En concluant sur ces entretiens, on peut noter que les nouveaux résidants semblent s’être approprié le parc qui constitue une caractéristique positive de leur milieu de vie. Les résidants traditionnels du secteur, de leur côté, ont été témoins de transformations physiques et sociales de leur environnement résidentiel. Même s’ils fréquentent toujours le parc, leur sentiment d’appartenance semble se diluer à l’ombre des nouveaux développements le long du canal.

Conclusion

Depuis la revitalisation du parc du Canal-de-Lachine, de nombreux investisseurs privés ont investi dans la conversion de la friche industrielle en secteur résidentiel luxueux, attirant une nouvelle population au mode de vie différent. Les résidants traditionnels du secteur sont témoins de transformations physiques et sociales de leur milieu de vie. Les résultats obtenus jusqu’à aujourd’hui montrent que ces transformations ont un impact sur le territoire quotidien des résidants enquêtés. Le parc du Canal-de-Lachine est considéré comme un avantage du quartier chez les gentrifieurs, mais les résidants traditionnels du secteur ne s’y sentent pas à leur place même s’ils le fréquentent assez régulièrement. Ils sentent la barrière psychologique que les nouveaux développements immobiliers ont créée. Cette perception semble renforcée par le fait que « l’autre », le gentrifieur, ne semble pas se mêler à la population locale, comme s’il ne faisait aucun effort pour faire partie de la communauté. Il semble invisible, sauf dans le parc. Il n’y aurait pas de conflits apparents, ce qui nous ramène à l’image des plaques tectoniques de Robson et Butler (2001, cités par Slater, 2005). Mais cette tranquillité apparente cache peut-être des conflits sous-jacents qui ne cherchent qu’à s’exprimer.
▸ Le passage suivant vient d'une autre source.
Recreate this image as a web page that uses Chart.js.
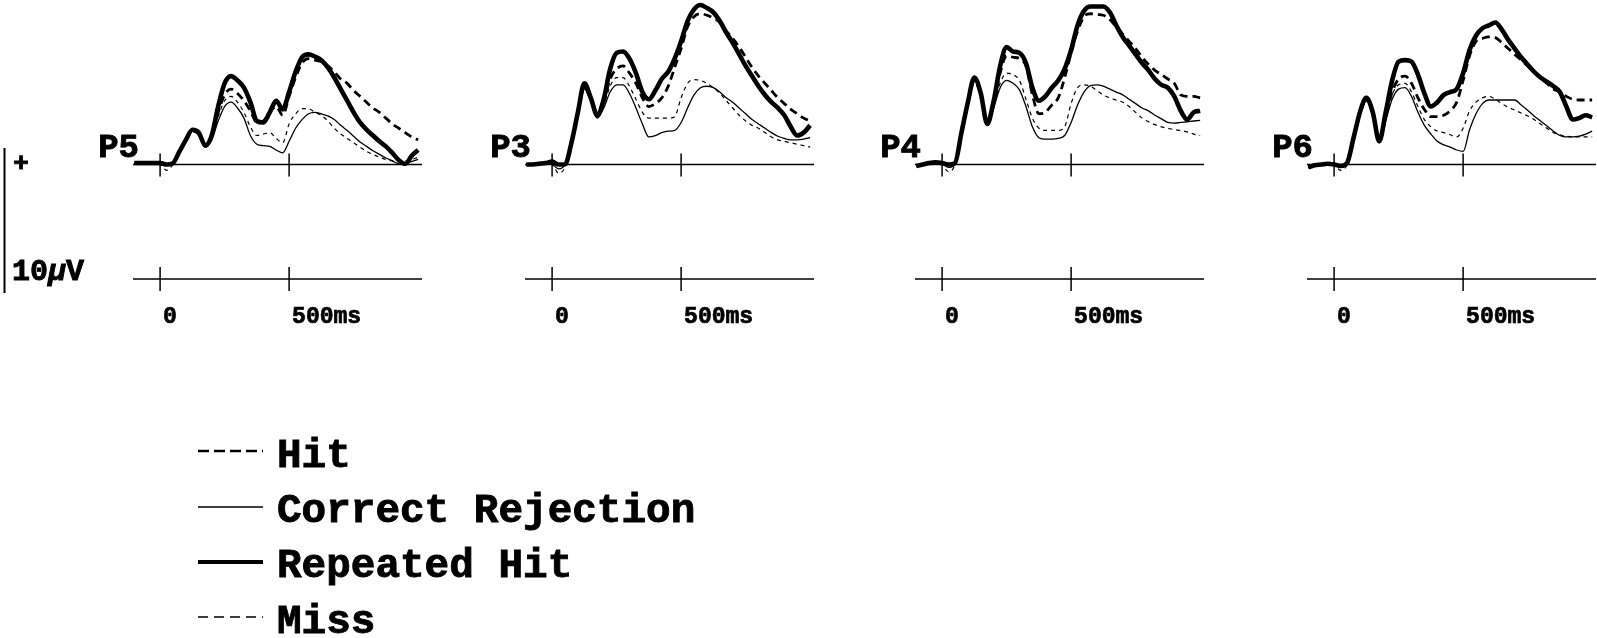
<!DOCTYPE html>
<html>
<head>
<meta charset="utf-8">
<title>ERP waveforms P5 P3 P4 P6</title>
<script src="https://cdn.jsdelivr.net/npm/chart.js@4.4.1/dist/chart.umd.min.js"></script>
<style>
  html, body { margin: 0; padding: 0; background: #fff; }
  body { width: 1597px; height: 638px; position: relative; overflow: hidden; }
  canvas.panel { position: absolute; top: 0; }
  svg.deco { position: absolute; left: 0; top: 0; }
  svg.deco text { font-family: "Liberation Mono", "DejaVu Sans Mono", monospace; font-weight: bold; fill: #000; stroke: #000; stroke-width: 0.9px; }
</style>
</head>
<body>

<canvas class="panel" id="pP5" width="346" height="340"></canvas>
<canvas class="panel" id="pP3" width="346" height="340"></canvas>
<canvas class="panel" id="pP4" width="346" height="340"></canvas>
<canvas class="panel" id="pP6" width="346" height="340"></canvas>

<svg class="deco" width="1597" height="638" viewBox="0 0 1597 638">
  <!-- amplitude scale bar -->
  <line x1="4.5" y1="148" x2="4.5" y2="293" stroke="#000" stroke-width="2"/>
  <text x="21" y="171" text-anchor="middle" font-size="26">+</text>
  <text x="12" y="280" font-size="30">10<tspan font-style="italic">μ</tspan>V</text>

  <!-- legend -->
  <line x1="198" y1="451" x2="263" y2="451" stroke="#000" stroke-width="2.5" stroke-dasharray="11 5"/>
  <text x="277" y="467" font-size="41">Hit</text>
  <line x1="198" y1="507" x2="263" y2="507" stroke="#000" stroke-width="1.5"/>
  <text x="277" y="522" font-size="41">Correct Rejection</text>
  <line x1="198" y1="562" x2="263" y2="562" stroke="#000" stroke-width="4"/>
  <text x="277" y="577" font-size="41">Repeated Hit</text>
  <line x1="198" y1="617" x2="263" y2="617" stroke="#000" stroke-width="1.3" stroke-dasharray="10 6"/>
  <text x="277" y="633" font-size="41">Miss</text>
</svg>

<script>
// Sample times (ms) shared by every waveform
const times = [-100, -75, -50, -25, 0, 25, 50, 75, 100, 125, 150, 175, 200, 225, 250, 275,
  300, 325, 350, 375, 400, 425, 450, 475, 500, 525, 550, 575, 600, 625, 650, 675, 700, 725,
  750, 775, 800, 825, 850, 875, 900, 925, 950, 975, 1000];

// Time axis ticks
const tickTimes = [0, 500];
const tickLabels = ['0', '500ms'];

// Electrode sites, left to right
const sites = ['P5', 'P3', 'P4', 'P6'];

// Conditions (legend order)
const conditions = ['Hit', 'Correct Rejection', 'Repeated Hit', 'Miss'];

// Grand-average amplitudes (µV), positive up
const p5Hit  = [0.1,0.1,0.1,0.1,0.1,0.0,0.1,0.9,1.7,2.3,2.1,1.3,1.9,3.6,4.8,5.2,4.9,4.4,3.7,2.9,3.0,3.6,4.0,3.4,4.7,6.0,7.0,7.3,7.2,7.1,6.8,6.4,5.9,5.6,5.1,4.7,4.3,3.9,3.6,3.2,2.8,2.5,2.2,1.9,1.7];
const p5CR   = [0.05,0.05,0.05,0.05,0.05,0.0,0.05,0.9,1.6,2.3,2.0,1.2,1.7,3.0,4.0,4.3,3.9,3.2,2.0,1.4,1.3,1.25,1.0,0.8,1.6,2.5,3.1,3.5,3.6,3.5,3.35,3.1,2.7,2.35,1.95,1.55,1.25,0.95,0.7,0.45,0.25,0.05,0.1,0.2,0.35];
const p5RH   = [0.1,0.1,0.1,0.1,0.1,0.0,0.1,0.9,1.7,2.4,2.2,1.3,2.0,4.0,5.6,6.1,5.8,5.3,4.3,3.0,2.9,3.6,4.4,3.8,5.0,6.4,7.4,7.6,7.45,7.2,6.7,6.0,5.2,4.4,3.6,2.9,2.4,2.0,1.6,1.25,0.8,0.3,0.05,0.6,1.0];
const p5Miss = [0.05,0.05,0.05,0.05,0.0,-0.4,0.0,0.9,1.6,2.3,2.0,1.25,1.8,3.3,4.4,4.7,4.3,3.6,2.6,2.0,2.1,2.2,1.8,1.5,2.8,3.5,3.85,3.85,3.6,3.4,3.0,2.5,2.1,1.8,1.5,1.2,0.9,0.7,0.5,0.35,0.25,0.2,0.25,0.35,0.5];

const p3Hit  = [0.0,0.0,0.05,0.1,0.2,0.0,0.0,1.5,3.5,5.4,4.5,3.3,4.3,5.9,6.6,6.8,6.3,5.6,4.6,4.0,4.2,4.6,5.4,6.7,8.0,9.5,10.2,10.4,10.3,10.1,9.8,9.2,8.7,8.1,7.4,6.7,6.1,5.6,5.1,4.6,4.2,3.8,3.5,3.2,3.0];
const p3CR   = [0.0,0.0,0.0,0.05,0.0,-0.3,0.0,1.5,3.5,5.2,4.4,3.2,3.9,5.0,5.5,5.5,4.9,3.9,2.8,1.9,2.0,2.2,2.3,2.35,2.9,3.9,4.8,5.3,5.4,5.3,5.0,4.6,4.3,3.9,3.5,3.1,2.8,2.5,2.2,1.95,1.8,1.7,1.7,1.75,1.85];
const p3RH   = [0.0,0.0,0.05,0.1,0.2,0.0,0.0,1.5,3.6,5.6,4.6,3.4,4.5,6.6,7.7,7.8,7.3,6.3,5.0,4.5,5.1,5.9,6.4,7.3,8.5,9.9,10.7,11.0,10.8,10.5,9.9,9.1,8.4,7.6,6.8,6.1,5.4,4.8,4.3,3.9,3.4,2.6,2.0,2.2,2.7];
const p3Miss = [0.0,0.0,0.0,0.05,0.0,-0.6,-0.2,1.4,3.4,5.1,4.4,3.2,4.1,5.4,6.0,6.0,5.4,4.5,3.6,3.2,3.2,3.2,3.2,3.3,4.6,5.6,5.85,5.8,5.6,5.3,4.9,4.4,3.9,3.4,3.0,2.7,2.5,2.2,1.9,1.7,1.6,1.5,1.4,1.3,1.2];

const p4Hit  = [-0.1,0.0,0.1,0.15,0.1,0.0,0.1,2.2,4.2,5.8,4.8,2.8,4.2,6.3,7.5,7.4,7.3,6.8,4.8,3.5,3.6,4.1,4.6,6.0,7.7,9.2,10.2,10.4,10.35,10.3,10.0,9.5,9.0,8.5,8.0,7.4,6.9,6.5,6.2,5.9,5.6,4.8,4.7,4.7,4.6];
const p4CR   = [-0.1,0.0,0.05,0.1,0.05,-0.2,0.0,2.1,4.2,5.8,4.8,2.8,3.9,5.3,5.8,5.6,5.15,4.0,2.6,1.85,1.75,1.75,1.8,2.0,2.9,4.1,5.0,5.45,5.5,5.4,5.2,5.0,4.8,4.5,4.2,3.9,3.7,3.4,3.15,2.9,2.85,2.9,2.95,3.0,3.05];
const p4RH   = [-0.1,0.0,0.1,0.15,0.1,0.0,0.1,2.2,4.3,6.0,4.9,2.8,4.4,6.8,8.1,7.8,7.7,7.0,5.3,4.4,4.7,5.3,5.8,6.6,7.9,9.6,10.6,10.9,10.9,10.9,10.5,9.6,8.8,8.2,7.6,7.0,6.5,5.9,5.5,5.3,4.7,3.7,3.1,3.6,3.7];
const p4Miss = [-0.1,0.0,0.1,0.1,0.0,-0.5,0.0,2.1,4.1,5.7,4.8,2.8,4.0,5.6,6.3,6.2,5.8,4.5,3.2,2.5,2.35,2.35,2.35,2.6,4.2,5.3,5.5,5.4,5.1,4.8,4.6,4.45,4.3,4.0,3.6,3.2,2.95,2.75,2.6,2.5,2.4,2.35,2.25,2.1,2.0];

const p6Hit  = [-0.2,-0.05,0.0,0.05,0.0,-0.1,0.1,1.8,3.6,4.5,3.5,1.6,3.3,5.0,5.9,6.1,5.6,4.6,3.8,3.3,3.3,3.4,3.7,4.3,5.8,7.5,8.5,8.7,8.8,8.75,8.4,8.0,7.6,7.2,6.8,6.4,6.0,5.6,5.2,5.0,4.7,4.5,4.45,4.45,4.45];
const p6CR   = [-0.2,-0.05,0.0,0.0,0.0,-0.2,0.0,1.7,3.4,4.4,3.5,1.5,3.0,4.5,5.2,5.3,4.7,3.6,2.7,2.1,1.6,1.35,1.2,1.0,0.9,2.4,3.5,4.2,4.45,4.45,4.45,4.45,4.45,4.1,3.75,3.35,3.0,2.65,2.3,2.0,1.9,1.9,1.95,2.1,2.3];
const p6RH   = [-0.2,-0.05,0.0,0.05,0.0,-0.1,0.1,1.8,3.6,4.6,3.6,1.6,3.6,5.8,7.1,7.2,7.1,6.2,4.9,4.0,4.3,4.8,5.0,5.2,6.3,7.9,8.9,9.4,9.6,9.8,9.3,8.6,8.0,7.4,6.9,6.4,6.0,5.7,5.4,5.0,4.0,3.1,3.2,3.4,3.25];
const p6Miss = [-0.2,-0.05,0.0,0.05,0.0,-0.4,0.0,1.7,3.4,4.4,3.5,1.5,3.1,4.8,5.5,5.6,5.0,4.0,3.1,2.6,2.3,2.2,2.05,1.9,2.5,3.7,4.3,4.6,4.7,4.5,4.2,3.95,3.75,3.55,3.35,3.1,2.8,2.5,2.2,2.05,1.95,1.9,1.9,1.9,1.9];

// Per-site waveform sets in condition order
const siteData = {
  P5: [p5Hit, p5CR, p5RH, p5Miss],
  P3: [p3Hit, p3CR, p3RH, p3Miss],
  P4: [p4Hit, p4CR, p4RH, p4Miss],
  P6: [p6Hit, p6CR, p6RH, p6Miss]
};

// Trace styling per condition; Repeated Hit is drawn on top
const traceStyle = [
  { width: 2.8, dash: [8, 5], order: 1 },
  { width: 1.3, dash: [],     order: 2 },
  { width: 4.6, dash: [],     order: 0 },
  { width: 1.2, dash: [4, 4], order: 3 }
];

// Plot-area left edges and shared layout
const plotLeft = [133, 525, 915, 1307];
const PAD = { left: 45, right: 12, top: 0, bottom: 61 };
const FONT = '"Liberation Mono", "DejaVu Sans Mono", monospace';

// Heavy text: fill plus a thin outline of the same colour
function heavyText(ctx, str, x, y) {
  ctx.fillText(str, x, y);
  ctx.strokeText(str, x, y);
}

// Draws the zero line, the time axis below it, their tick marks, tick labels and site name
const erpFrame = {
  id: 'erpFrame',
  beforeDatasetsDraw(chart, args, opts) {
    const { ctx, chartArea: a, scales: { x, y } } = chart;
    const yZero = y.getPixelForValue(0);
    const yTime = a.bottom;
    const left = x.getPixelForValue(x.min);
    const right = x.getPixelForValue(x.max);
    ctx.save();
    ctx.strokeStyle = '#000';
    ctx.lineWidth = 1.5;
    [[yZero, 11, 12], [yTime, 12, 12]].forEach(([yy, up, down]) => {
      ctx.beginPath();
      ctx.moveTo(left, yy);
      ctx.lineTo(right, yy);
      ctx.stroke();
      tickTimes.forEach(t => {
        const px = x.getPixelForValue(t);
        ctx.beginPath();
        ctx.moveTo(px, yy - up);
        ctx.lineTo(px, yy + down);
        ctx.stroke();
      });
    });
    ctx.fillStyle = '#000';
    ctx.lineWidth = 0.7;
    ctx.textBaseline = 'alphabetic';
    ctx.textAlign = 'left';
    ctx.font = 'bold 23px ' + FONT;
    tickTimes.forEach((t, i) => {
      heavyText(ctx, tickLabels[i], x.getPixelForValue(t) + 3, yTime + 44);
    });
    ctx.textAlign = 'right';
    ctx.font = 'bold 34px ' + FONT;
    ctx.lineWidth = 0.9;
    heavyText(ctx, opts.site, left + 6, yZero - 8);
    ctx.restore();
  }
};

sites.forEach((site, si) => {
  const canvas = document.getElementById('p' + site);
  canvas.style.left = (plotLeft[si] - PAD.left) + 'px';
  const datasets = conditions.map((name, ci) => ({
    label: name,
    data: siteData[site][ci].map((v, i) => ({ x: times[i], y: v })),
    borderColor: '#000',
    borderWidth: traceStyle[ci].width,
    borderDash: traceStyle[ci].dash,
    order: traceStyle[ci].order,
    pointRadius: 0,
    fill: false,
    cubicInterpolationMode: 'monotone',
    borderJoinStyle: 'round',
    borderCapStyle: 'butt',
    clip: false
  }));
  new Chart(canvas, {
    type: 'line',
    data: { datasets },
    options: {
      responsive: false,
      animation: false,
      events: [],
      layout: { padding: PAD },
      scales: {
        x: { type: 'linear', min: -105, max: 1015, display: false },
        y: { type: 'linear', min: -7.9, max: 11.35, display: false }
      },
      plugins: {
        legend: { display: false },
        tooltip: { enabled: false },
        erpFrame: { site }
      }
    },
    plugins: [erpFrame]
  });
});
</script>
</body>
</html>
Les espaces publics, en tant qu’extension du logement, font partie du territoire du chez-soi (Rapoport, 1985). L’arrivée d’une nouvelle population au mode de vie différent, qui s’approprie les espaces publics, a un impact sur le quotidien des résidants traditionnels du secteur. Ces résidants peuvent ressentir une insatisfaction en ce qui a trait aux modes de cohabitation et aux nouvelles règles dans les espaces publics. C’est avec beaucoup de prudence que nous avançons que les données d’enquête indiquent, à ce jour, qu’il semble y avoir (re)définition du territoire du chez-soi chez les résidants traditionnels qui excluent le parc du Canal-de-Lachine. Mais de nombreux entretiens sont encore à prévoir avant de pouvoir tirer de véritables conclusions sur cette question.